Once again, the mid-week has come and gone. It is on these days, Wednesdays and Thursdays, that my wife is in town. I knew from reliable information, given to me by the colleague with whom she overnights on Wednesdays, that she would be back in town this week. So, I reached out as per usual. I had a small gift for her, left over from Christmas, that I wanted to drop off. I emailed the colleague about stopping by to drop it off, and heard nothing back. This was odd. So, I did not go. Instead, I came straight home after work.

I was checking email and other sundries, including our bank accounts for the weekly budget, when I noticed something odd: there was suddenly a whole lot more money in my wife’s account. She has been keeping a very low balance for months and months, largely because she has almost no work, and thus no income, and also because she has an account at another bank that she keeps secret from me. I do know of the existence of this account, so it’s not entirely secret, but I have no access to it, even though I am her husband. So it was quite a surprise when a deposit in the four-digit range showed up suddenly. It was not a round figure, either: there were cents after that dollar amount. And that dollar amount was at least three times higher than the largest deposit she has made in a long, long time. This was confusing: where did that money come from? And why would she put it in her account at our bank, right where I can see it? Obviously she must trust me, because I’m not touching those funds, but it just seems odd — very odd. There are many possible explanations, and I am entertaining none of them.

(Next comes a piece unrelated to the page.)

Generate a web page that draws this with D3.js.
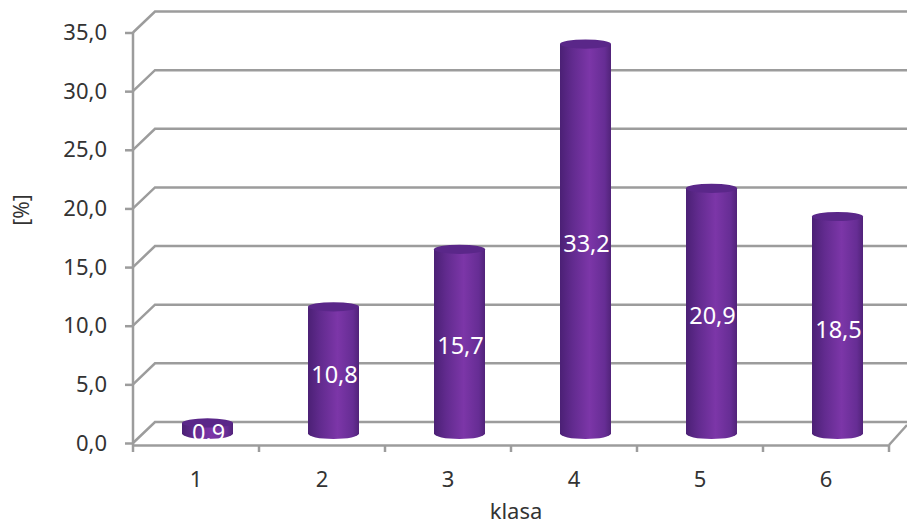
<!DOCTYPE html>
<html>
<head>
<meta charset="utf-8">
<script src="https://cdn.jsdelivr.net/npm/d3@7"></script>
<style>
  html, body { margin: 0; padding: 0; background: #fff; }
  svg { display: block; }
  text { font-family: "Noto Sans", sans-serif; }
</style>
</head>
<body>
<div id="plot-container"></div>
<script>
const classes = ["1", "2", "3", "4", "5", "6"];
const shares = [0.9, 10.8, 15.7, 33.2, 20.9, 18.5];
const yTicks = [0, 5, 10, 15, 20, 25, 30, 35];

const width = 907, height = 526;
const svg = d3.select("#plot-container").append("svg")
  .attr("width", width).attr("height", height);

// Front plane of the 3D box, the back wall is shifted by depth
const depth = { x: 22, y: -21 };
const xScale = d3.scaleBand().domain(classes).range([133, 889]);
const yScale = d3.scaleLinear().domain([0, 35]).range([443, 32.5]);
const comma = d => d.toFixed(1).replace(".", ",");

const gridColor = "#9c9c9c", textColor = "#333333";

// Column shading, dark at both edges with the light band right of centre
const defs = svg.append("defs");
const grad = defs.append("linearGradient").attr("id", "cyl");
[[0, "#4b2075"], [0.25, "#622b8f"], [0.58, "#7c36a8"], [0.88, "#662d94"], [1, "#512379"]]
  .forEach(s => grad.append("stop").attr("offset", s[0]).attr("stop-color", s[1]));

// Back wall gridlines and the diagonal going into the depth
const grid = svg.append("g").attr("fill", "none")
  .attr("stroke", gridColor).attr("stroke-width", 2.5);
yTicks.forEach(t => {
  const y = yScale(t);
  grid.append("path").attr("d", d3.line()([
    [133, y], [133 + depth.x, y + depth.y], [width, y + depth.y]
  ]));
});
// Right edge of the floor
grid.append("path").attr("d", d3.line()([[889, 445], [width, 425]]));

// Axes
const yAxis = svg.append("g").attr("transform", "translate(133,0)")
  .call(d3.axisLeft(yScale).tickValues(yTicks).tickFormat(comma).tickSize(8).tickPadding(18));
const xAxis = svg.append("g").attr("transform", "translate(0,445)")
  .call(d3.axisBottom(xScale).tickSize(0).tickPadding(26));

// Ticks sit between the categories, so they are added on the band edges
xAxis.selectAll(".edge")
  .data(classes.concat("end"))
  .enter().append("line").attr("class", "edge")
  .attr("x1", (d, i) => i < classes.length ? xScale(d) : xScale.range()[1])
  .attr("x2", (d, i) => i < classes.length ? xScale(d) : xScale.range()[1])
  .attr("y1", 0).attr("y2", 7);

[yAxis, xAxis].forEach(ax => {
  ax.selectAll("path.domain").attr("stroke", gridColor).attr("stroke-width", 2.5);
  ax.selectAll("line").attr("stroke", gridColor).attr("stroke-width", 2.5);
  ax.selectAll("text").attr("fill", textColor).attr("font-size", 22)
    .attr("font-family", '"Noto Sans", sans-serif');
});
yAxis.select("path.domain").attr("d", "M0,32.5V445");

// Cylinders
const barW = 51, capRy = 4.6, bottomRy = 5.5;
const baseShift = 9.5;
const bars = svg.append("g").selectAll("g").data(shares).enter().append("g")
  .attr("transform", (d, i) => `translate(${xScale(classes[i]) + xScale.bandwidth() / 2 + depth.x / 2 + 0.5},0)`);

function topY(v) { return yScale(v) - baseShift; }
const baseY = yScale(0) - baseShift;

bars.append("path")
  .attr("fill", "url(#cyl)")
  .attr("d", d => `M${-barW / 2},${topY(d)}V${baseY}` +
    `A${barW / 2},${bottomRy} 0 0 0 ${barW / 2},${baseY}V${topY(d)}Z`);
bars.append("ellipse")
  .attr("cy", d => topY(d)).attr("rx", barW / 2).attr("ry", capRy)
  .attr("fill", "#5a2789");

// Value labels in the middle of each column
bars.append("text")
  .attr("x", 1)
  .attr("text-anchor", "middle")
  .attr("y", d => (topY(d) + baseY) / 2 + 13)
  .attr("fill", "#fff").attr("font-size", 23.5)
  .text(comma);

// Axis titles
svg.append("text").attr("x", 516).attr("y", 519).attr("text-anchor", "middle")
  .attr("fill", textColor).attr("font-size", 22).text("klasa");
svg.append("text").attr("transform", "translate(29,210) rotate(-90)").attr("text-anchor", "middle")
  .attr("fill", textColor).attr("font-size", 21).text("[%]");
</script>
</body>
</html>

This morning I still had the gifts, and I thought about dropping them by today. I had a number of errands to run in the morning, and just as I was finishing up those errands and about to come home, I got in the car, and … nothing. Just, “click,” as the starter tried to engage, but nothing more. As some of you might know, the battery in my car is quite new, having just been replaced, along with the cables, a few months ago. So my first thoughts were that the starter had gone bad.

I called AAA and had one of their battery trucks come out to have a look, and indeed it seemed to be the starter. I then went home to price this out, and found a local mechanic who could do it, so I called AAA again and got a tow truck to bring the car in.

The mechanic got to work, and, since I was due for new front brakes, I asked him to price those out and just take care of the whole deal. That fell pretty much within budget, but at the high end of what I’d allow. So, I sat in the lobby as they worked, and after about an hour, I heard the mechanic turn the key to test the new starter and… “click.”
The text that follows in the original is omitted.